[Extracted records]
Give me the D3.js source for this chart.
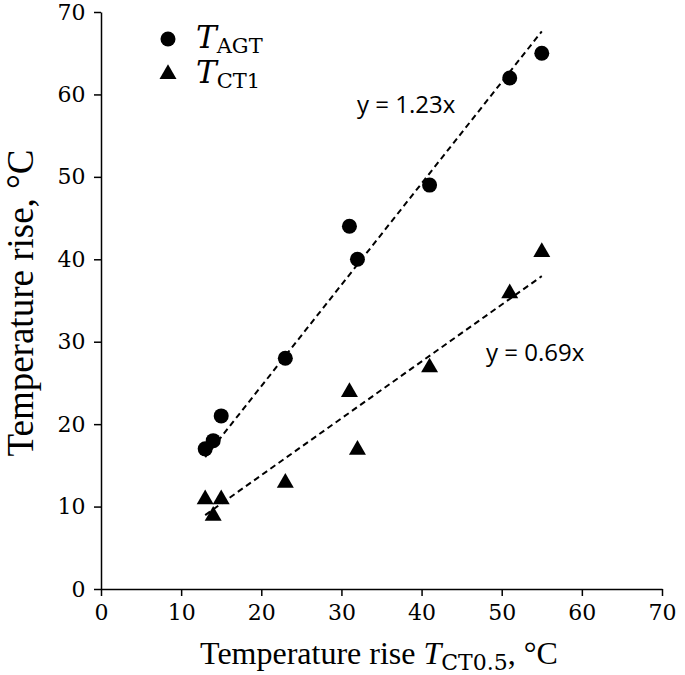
<!DOCTYPE html>
<html><head><meta charset="utf-8">
<script src="https://cdn.jsdelivr.net/npm/d3@7"></script>
<style>body{margin:0;background:#fff}</style>
</head><body>
<script>
const xVals = [13, 14, 15, 23, 31, 32, 41, 51, 55];
const agtVals = [17, 18, 21, 28, 44, 40, 49, 62, 65];
const ct1Vals = [11, 9, 11, 13, 24, 17, 27, 36, 41];
const slopes = [1.23, 0.69];
const ticks = [0, 10, 20, 30, 40, 50, 60, 70];

const W = 685, H = 675;
const svg = d3.select("body").append("svg").attr("width", W).attr("height", H);
const x = d3.scaleLinear().domain([0, 70]).range([101, 662]);
const y = d3.scaleLinear().domain([0, 70]).range([589, 12]);

const tickFont = "'DejaVu Serif', serif";
const xAxis = svg.append("g").attr("transform", `translate(0,${y(0)})`)
  .call(d3.axisBottom(x).tickValues(ticks).tickSize(7).tickSizeOuter(0));
const yAxis = svg.append("g").attr("transform", `translate(${x(0)},0)`)
  .call(d3.axisLeft(y).tickValues(ticks).tickSize(7).tickSizeOuter(0));
[xAxis, yAxis].forEach(g => {
  g.select(".domain").attr("stroke", "#000").attr("stroke-width", 1.5);
  g.selectAll(".tick line").attr("stroke", "#000").attr("stroke-width", 1.5);
  g.selectAll(".tick text").attr("font-family", tickFont).attr("font-size", 22).attr("fill", "#000");
});
xAxis.selectAll(".tick text").attr("dy", "0.95em");
yAxis.selectAll(".tick text").attr("dx", "-0.25em");

// trend lines
const xmin = d3.min(xVals), xmax = d3.max(xVals);
slopes.forEach(s => {
  svg.append("line").attr("x1", x(xmin)).attr("y1", y(s * xmin))
    .attr("x2", x(xmax)).attr("y2", y(s * xmax))
    .attr("stroke", "#000").attr("stroke-width", 2).attr("stroke-dasharray", "6,4");
});

// points
svg.append("g").selectAll("circle").data(xVals).join("circle")
  .attr("cx", d => x(d)).attr("cy", (d, i) => y(agtVals[i])).attr("r", 7.5).attr("fill", "#000");
const tri = d3.symbol().type(d3.symbolTriangle).size(125);
svg.append("g").selectAll("path").data(xVals).join("path")
  .attr("d", tri).attr("fill", "#000")
  .attr("transform", (d, i) => `translate(${x(d)},${y(ct1Vals[i]) + 1})`);

// equation labels
const eqFont = "'Open Sans', Lato, sans-serif";
svg.append("text").attr("x", 357).attr("y", 113).attr("font-family", eqFont).attr("font-size", 24).text("y = 1.23x");
svg.append("text").attr("x", 486).attr("y", 361).attr("font-family", eqFont).attr("font-size", 24).text("y = 0.69x");

// legend
svg.append("circle").attr("cx", 168).attr("cy", 39).attr("r", 7.5).attr("fill", "#000");
svg.append("path").attr("d", tri).attr("transform", "translate(168,74)").attr("fill", "#000");
const legFont = "'DejaVu Serif', serif";
const l1 = svg.append("text").attr("x", 196).attr("y", 48).attr("font-family", legFont).attr("font-size", 31);
l1.append("tspan").attr("font-style", "italic").text("T");
l1.append("tspan").attr("font-size", 21).attr("dy", 5).text("AGT");
const l2 = svg.append("text").attr("x", 196).attr("y", 83).attr("font-family", legFont).attr("font-size", 31);
l2.append("tspan").attr("font-style", "italic").text("T");
l2.append("tspan").attr("font-size", 21).attr("dy", 5).text("CT1");

// axis titles
const tf = "'Liberation Serif', 'Times New Roman', serif";
const xt = svg.append("text").attr("x", 379).attr("y", 664).attr("text-anchor", "middle")
  .attr("font-family", tf).attr("font-size", 32);
xt.append("tspan").text("Temperature rise ");
xt.append("tspan").attr("font-style", "italic").text("T");
xt.append("tspan").attr("font-size", 22).attr("dy", 6).attr("font-family", "'DejaVu Serif', serif").text("CT0.5");
xt.append("tspan").attr("dy", -6).text(", °C");

svg.append("text").attr("transform", "translate(33,303) rotate(-90)").attr("text-anchor", "middle")
  .attr("font-family", tf).attr("font-size", 37).text("Temperature rise, °C");
</script>
</body></html>
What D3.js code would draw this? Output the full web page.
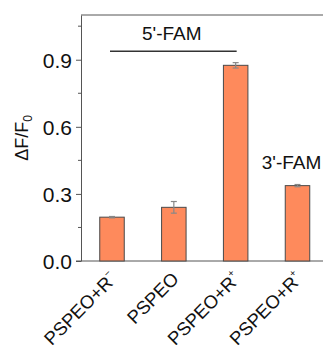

GOAL:
Which lines above hold the word "this"? Copy each of them.

COMPLETE RESPONSE:
Give me the D3.js source for this chart.
What D3.js code would draw this? Output the full web page.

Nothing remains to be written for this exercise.